**** Dataset content ****

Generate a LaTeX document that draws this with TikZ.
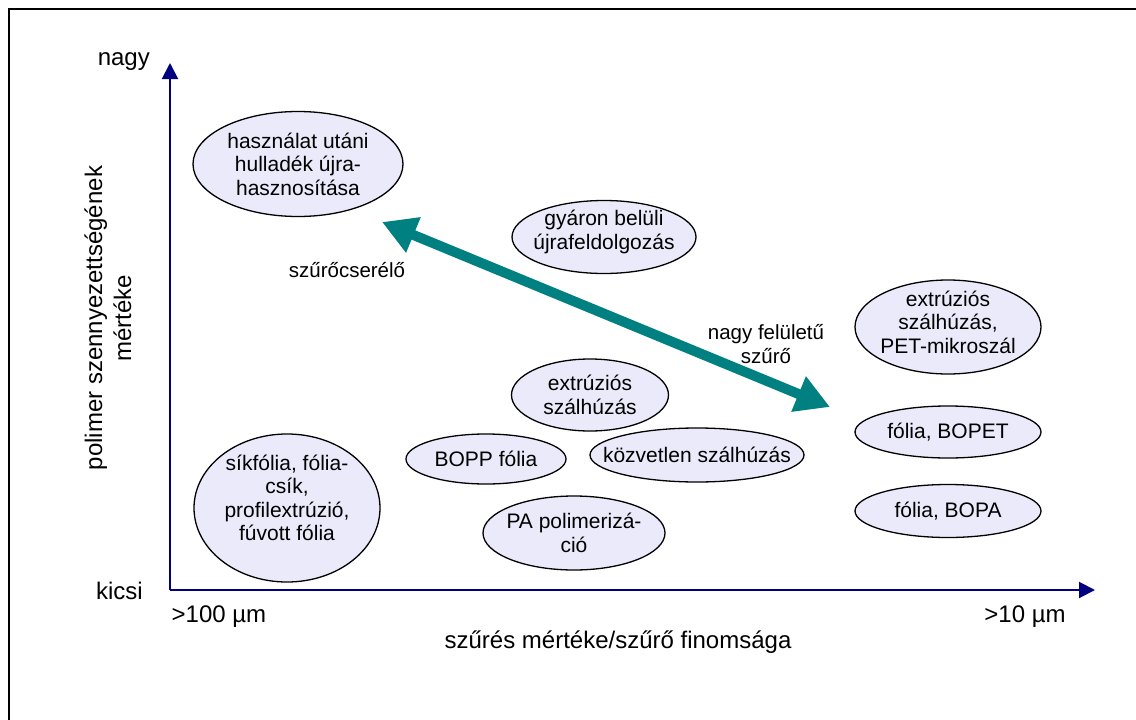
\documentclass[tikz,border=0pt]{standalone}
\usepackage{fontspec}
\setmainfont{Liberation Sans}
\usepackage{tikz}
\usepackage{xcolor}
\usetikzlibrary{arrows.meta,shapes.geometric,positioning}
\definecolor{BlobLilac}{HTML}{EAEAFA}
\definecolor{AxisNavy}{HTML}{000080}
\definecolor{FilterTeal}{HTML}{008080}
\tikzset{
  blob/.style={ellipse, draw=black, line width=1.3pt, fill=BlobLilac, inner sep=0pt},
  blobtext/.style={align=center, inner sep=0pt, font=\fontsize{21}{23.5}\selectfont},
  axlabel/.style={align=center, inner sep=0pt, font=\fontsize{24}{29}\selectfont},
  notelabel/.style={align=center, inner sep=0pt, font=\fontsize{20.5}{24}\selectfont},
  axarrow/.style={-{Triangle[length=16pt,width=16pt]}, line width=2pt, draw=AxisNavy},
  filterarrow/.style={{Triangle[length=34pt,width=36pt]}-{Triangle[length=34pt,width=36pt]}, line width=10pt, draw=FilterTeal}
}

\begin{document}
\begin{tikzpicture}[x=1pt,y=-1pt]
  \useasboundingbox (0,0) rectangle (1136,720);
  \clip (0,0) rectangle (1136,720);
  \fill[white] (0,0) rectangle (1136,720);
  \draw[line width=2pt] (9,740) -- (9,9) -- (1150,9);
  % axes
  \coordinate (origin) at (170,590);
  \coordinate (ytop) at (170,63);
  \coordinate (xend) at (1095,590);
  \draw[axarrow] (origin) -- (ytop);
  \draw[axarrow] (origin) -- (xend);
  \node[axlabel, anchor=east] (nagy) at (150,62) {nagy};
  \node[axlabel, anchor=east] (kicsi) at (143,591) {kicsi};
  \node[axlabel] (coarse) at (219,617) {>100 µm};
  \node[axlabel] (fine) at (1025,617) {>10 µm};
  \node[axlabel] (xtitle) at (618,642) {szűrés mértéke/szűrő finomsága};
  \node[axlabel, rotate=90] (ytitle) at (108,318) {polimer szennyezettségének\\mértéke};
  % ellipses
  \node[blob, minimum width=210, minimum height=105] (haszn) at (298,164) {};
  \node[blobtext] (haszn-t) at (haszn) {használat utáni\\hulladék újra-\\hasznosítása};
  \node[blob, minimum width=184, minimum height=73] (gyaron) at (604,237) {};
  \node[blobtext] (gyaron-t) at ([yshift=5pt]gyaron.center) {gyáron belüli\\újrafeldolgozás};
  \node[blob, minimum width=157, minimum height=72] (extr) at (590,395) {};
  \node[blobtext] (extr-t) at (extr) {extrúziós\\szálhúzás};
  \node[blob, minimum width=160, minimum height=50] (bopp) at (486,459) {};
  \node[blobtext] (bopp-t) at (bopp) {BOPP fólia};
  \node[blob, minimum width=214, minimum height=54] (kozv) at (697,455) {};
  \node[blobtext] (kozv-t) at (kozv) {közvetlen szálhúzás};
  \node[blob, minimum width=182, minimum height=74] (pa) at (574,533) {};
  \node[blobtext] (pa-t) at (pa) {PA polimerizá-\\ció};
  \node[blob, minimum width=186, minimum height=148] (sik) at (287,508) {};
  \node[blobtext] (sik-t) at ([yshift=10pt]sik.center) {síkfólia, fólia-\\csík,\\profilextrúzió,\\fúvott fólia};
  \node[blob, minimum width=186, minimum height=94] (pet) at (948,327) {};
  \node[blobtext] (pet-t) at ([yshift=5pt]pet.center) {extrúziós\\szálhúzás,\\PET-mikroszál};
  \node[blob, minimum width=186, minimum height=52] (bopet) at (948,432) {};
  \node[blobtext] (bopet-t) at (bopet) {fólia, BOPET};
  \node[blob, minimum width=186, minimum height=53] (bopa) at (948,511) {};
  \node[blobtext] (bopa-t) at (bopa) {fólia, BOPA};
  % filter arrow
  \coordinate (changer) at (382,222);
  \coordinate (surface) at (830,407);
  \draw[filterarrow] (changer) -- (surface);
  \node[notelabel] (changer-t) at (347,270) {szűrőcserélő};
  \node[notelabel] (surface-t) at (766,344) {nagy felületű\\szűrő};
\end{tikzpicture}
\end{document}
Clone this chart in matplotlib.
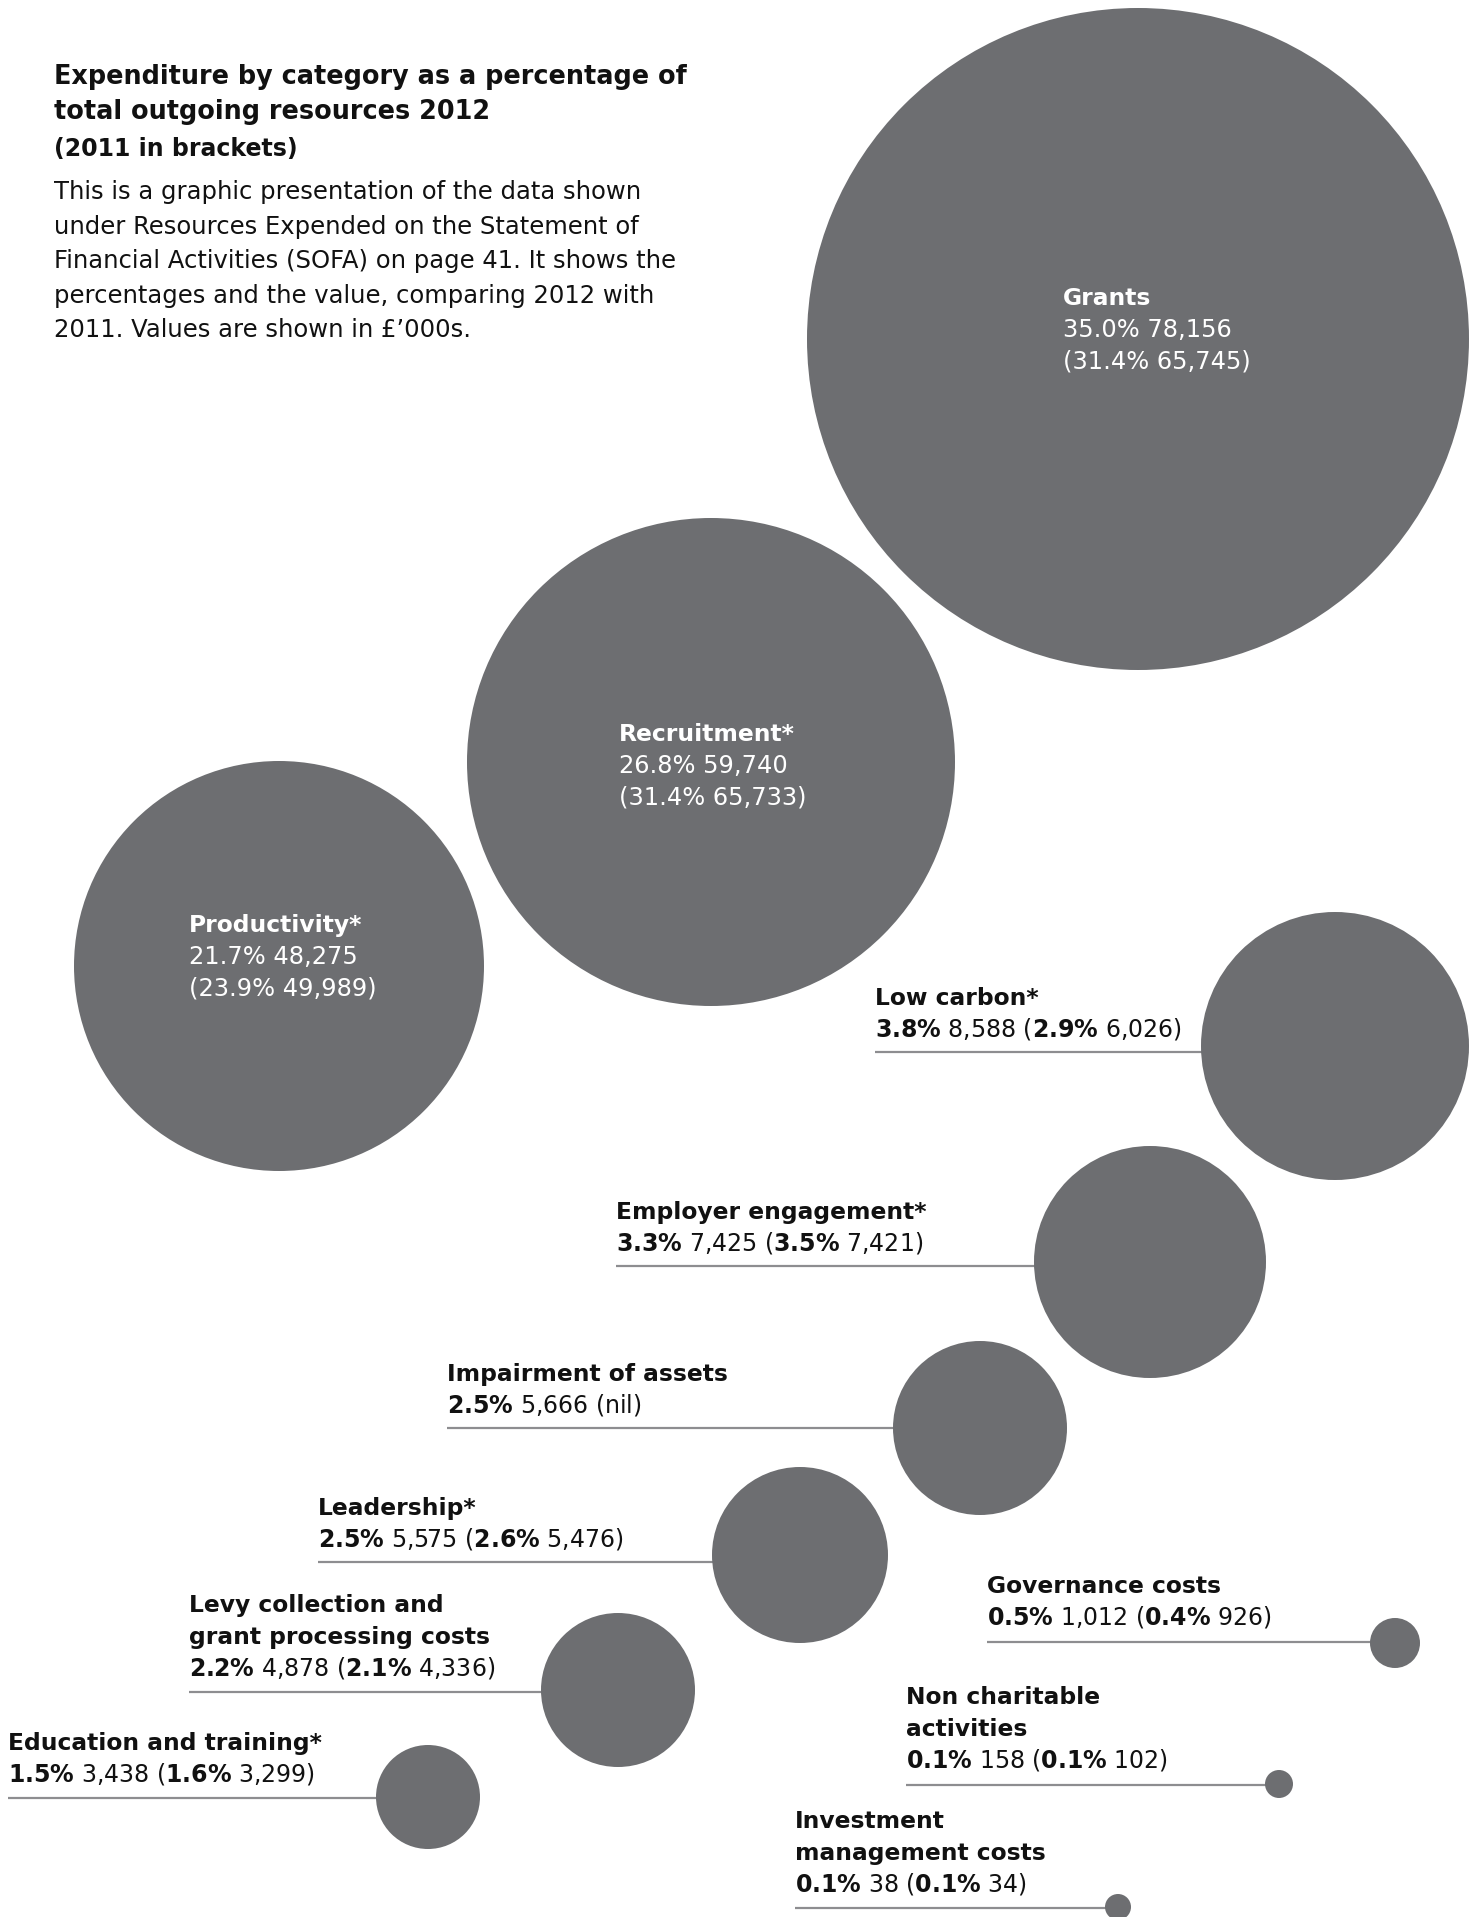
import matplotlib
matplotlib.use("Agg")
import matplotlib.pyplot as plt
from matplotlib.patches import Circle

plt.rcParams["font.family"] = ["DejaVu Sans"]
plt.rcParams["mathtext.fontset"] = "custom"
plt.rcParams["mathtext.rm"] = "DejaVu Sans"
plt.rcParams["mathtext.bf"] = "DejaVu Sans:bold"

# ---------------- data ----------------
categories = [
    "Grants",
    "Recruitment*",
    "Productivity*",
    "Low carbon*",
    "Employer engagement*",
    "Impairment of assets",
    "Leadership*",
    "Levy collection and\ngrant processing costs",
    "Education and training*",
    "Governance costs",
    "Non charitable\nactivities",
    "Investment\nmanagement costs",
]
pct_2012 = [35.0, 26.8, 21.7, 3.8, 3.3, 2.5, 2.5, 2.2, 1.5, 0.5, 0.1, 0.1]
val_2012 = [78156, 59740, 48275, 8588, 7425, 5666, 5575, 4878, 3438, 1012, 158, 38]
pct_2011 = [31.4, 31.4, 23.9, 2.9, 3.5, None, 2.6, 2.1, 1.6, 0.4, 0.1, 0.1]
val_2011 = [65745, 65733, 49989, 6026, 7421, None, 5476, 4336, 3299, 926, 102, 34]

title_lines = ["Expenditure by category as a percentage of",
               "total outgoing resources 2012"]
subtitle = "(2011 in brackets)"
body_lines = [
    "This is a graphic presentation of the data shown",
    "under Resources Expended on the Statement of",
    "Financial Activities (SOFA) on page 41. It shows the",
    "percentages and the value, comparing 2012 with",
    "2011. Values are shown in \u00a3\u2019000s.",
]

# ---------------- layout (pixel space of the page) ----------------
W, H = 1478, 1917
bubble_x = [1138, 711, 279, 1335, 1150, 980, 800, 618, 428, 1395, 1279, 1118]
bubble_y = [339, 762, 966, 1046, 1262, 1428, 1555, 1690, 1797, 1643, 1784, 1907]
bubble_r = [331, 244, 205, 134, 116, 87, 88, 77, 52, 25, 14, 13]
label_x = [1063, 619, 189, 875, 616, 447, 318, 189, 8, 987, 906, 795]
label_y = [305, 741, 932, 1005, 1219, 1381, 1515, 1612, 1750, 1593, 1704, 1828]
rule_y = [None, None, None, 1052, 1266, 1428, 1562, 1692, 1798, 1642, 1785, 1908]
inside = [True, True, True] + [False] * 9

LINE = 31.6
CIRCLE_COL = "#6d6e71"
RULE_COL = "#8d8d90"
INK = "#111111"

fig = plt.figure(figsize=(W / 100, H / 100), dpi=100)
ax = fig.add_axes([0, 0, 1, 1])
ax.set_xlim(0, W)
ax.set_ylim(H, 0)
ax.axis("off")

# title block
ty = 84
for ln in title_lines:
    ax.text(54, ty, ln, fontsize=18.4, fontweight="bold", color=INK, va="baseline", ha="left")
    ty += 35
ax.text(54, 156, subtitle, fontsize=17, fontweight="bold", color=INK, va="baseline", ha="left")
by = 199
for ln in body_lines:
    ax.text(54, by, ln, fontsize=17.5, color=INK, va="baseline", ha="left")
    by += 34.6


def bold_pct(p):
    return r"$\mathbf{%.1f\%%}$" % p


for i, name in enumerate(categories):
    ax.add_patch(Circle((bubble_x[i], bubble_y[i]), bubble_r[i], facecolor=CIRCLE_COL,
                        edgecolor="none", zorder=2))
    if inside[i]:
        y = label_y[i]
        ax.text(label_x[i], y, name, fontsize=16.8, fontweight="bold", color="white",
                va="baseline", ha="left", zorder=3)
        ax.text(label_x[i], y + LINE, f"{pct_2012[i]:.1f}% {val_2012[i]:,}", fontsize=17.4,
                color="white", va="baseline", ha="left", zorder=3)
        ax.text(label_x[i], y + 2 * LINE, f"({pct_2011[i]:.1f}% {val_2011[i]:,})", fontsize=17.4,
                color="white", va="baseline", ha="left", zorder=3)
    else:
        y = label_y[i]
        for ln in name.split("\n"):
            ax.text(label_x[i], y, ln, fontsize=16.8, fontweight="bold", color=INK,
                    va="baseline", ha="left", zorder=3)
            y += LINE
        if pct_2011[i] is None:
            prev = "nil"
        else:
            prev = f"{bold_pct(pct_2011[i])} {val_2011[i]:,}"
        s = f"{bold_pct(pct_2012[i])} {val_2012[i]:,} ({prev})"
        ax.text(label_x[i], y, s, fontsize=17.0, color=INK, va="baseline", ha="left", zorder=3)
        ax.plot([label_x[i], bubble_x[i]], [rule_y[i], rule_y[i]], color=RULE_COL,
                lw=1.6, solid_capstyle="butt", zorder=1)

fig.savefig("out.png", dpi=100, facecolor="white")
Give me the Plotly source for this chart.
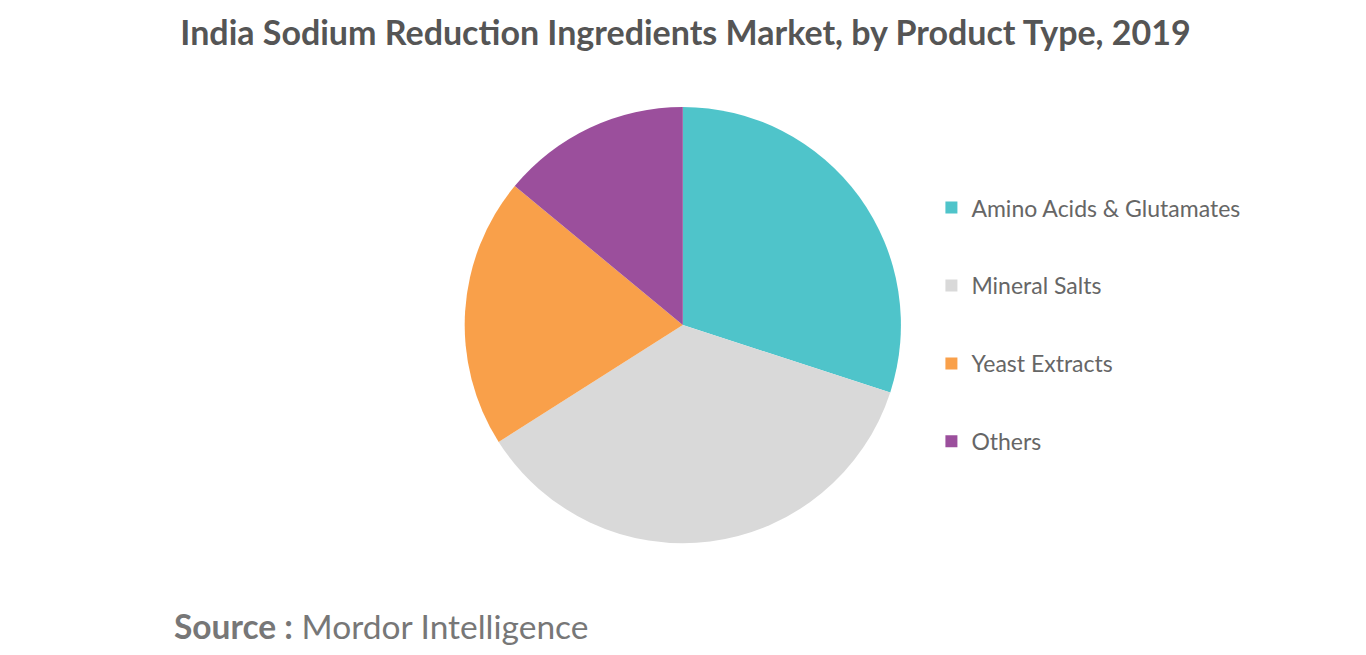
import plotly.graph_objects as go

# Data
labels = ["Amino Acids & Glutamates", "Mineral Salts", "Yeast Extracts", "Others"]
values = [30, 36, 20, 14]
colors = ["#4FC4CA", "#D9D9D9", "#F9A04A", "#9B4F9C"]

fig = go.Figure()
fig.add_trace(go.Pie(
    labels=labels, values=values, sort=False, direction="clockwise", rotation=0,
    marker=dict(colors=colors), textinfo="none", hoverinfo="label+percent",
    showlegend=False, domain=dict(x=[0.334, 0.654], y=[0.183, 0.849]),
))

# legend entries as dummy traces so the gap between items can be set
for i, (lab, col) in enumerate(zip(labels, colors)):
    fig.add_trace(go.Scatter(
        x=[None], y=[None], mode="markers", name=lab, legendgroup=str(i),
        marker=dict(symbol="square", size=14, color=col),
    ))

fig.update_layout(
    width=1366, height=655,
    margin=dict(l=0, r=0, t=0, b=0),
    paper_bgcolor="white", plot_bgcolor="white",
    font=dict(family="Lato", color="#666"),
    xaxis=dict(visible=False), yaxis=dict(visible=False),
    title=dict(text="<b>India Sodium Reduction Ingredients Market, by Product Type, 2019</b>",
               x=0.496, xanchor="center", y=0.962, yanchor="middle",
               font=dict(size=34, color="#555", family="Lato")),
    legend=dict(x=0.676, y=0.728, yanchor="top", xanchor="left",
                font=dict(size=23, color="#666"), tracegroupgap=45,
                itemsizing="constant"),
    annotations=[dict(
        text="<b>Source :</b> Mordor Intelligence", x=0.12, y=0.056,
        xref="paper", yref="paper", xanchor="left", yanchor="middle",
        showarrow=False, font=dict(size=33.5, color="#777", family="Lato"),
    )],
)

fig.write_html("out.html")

****

| Task instructions |
Write out only the lines from the line containing "Give me the Plotly source for this chart." through the end of the material above, both end lines included. Pictures are not written out.

| Task response |
Give me the Plotly source for this chart.
import plotly.graph_objects as go

# Data
labels = ["Amino Acids & Glutamates", "Mineral Salts", "Yeast Extracts", "Others"]
values = [30, 36, 20, 14]
colors = ["#4FC4CA", "#D9D9D9", "#F9A04A", "#9B4F9C"]

fig = go.Figure()
fig.add_trace(go.Pie(
    labels=labels, values=values, sort=False, direction="clockwise", rotation=0,
    marker=dict(colors=colors), textinfo="none", hoverinfo="label+percent",
    showlegend=False, domain=dict(x=[0.334, 0.654], y=[0.183, 0.849]),
))

# legend entries as dummy traces so the gap between items can be set
for i, (lab, col) in enumerate(zip(labels, colors)):
    fig.add_trace(go.Scatter(
        x=[None], y=[None], mode="markers", name=lab, legendgroup=str(i),
        marker=dict(symbol="square", size=14, color=col),
    ))

fig.update_layout(
    width=1366, height=655,
    margin=dict(l=0, r=0, t=0, b=0),
    paper_bgcolor="white", plot_bgcolor="white",
    font=dict(family="Lato", color="#666"),
    xaxis=dict(visible=False), yaxis=dict(visible=False),
    title=dict(text="<b>India Sodium Reduction Ingredients Market, by Product Type, 2019</b>",
               x=0.496, xanchor="center", y=0.962, yanchor="middle",
               font=dict(size=34, color="#555", family="Lato")),
    legend=dict(x=0.676, y=0.728, yanchor="top", xanchor="left",
                font=dict(size=23, color="#666"), tracegroupgap=45,
                itemsizing="constant"),
    annotations=[dict(
        text="<b>Source :</b> Mordor Intelligence", x=0.12, y=0.056,
        xref="paper", yref="paper", xanchor="left", yanchor="middle",
        showarrow=False, font=dict(size=33.5, color="#777", family="Lato"),
    )],
)

fig.write_html("out.html")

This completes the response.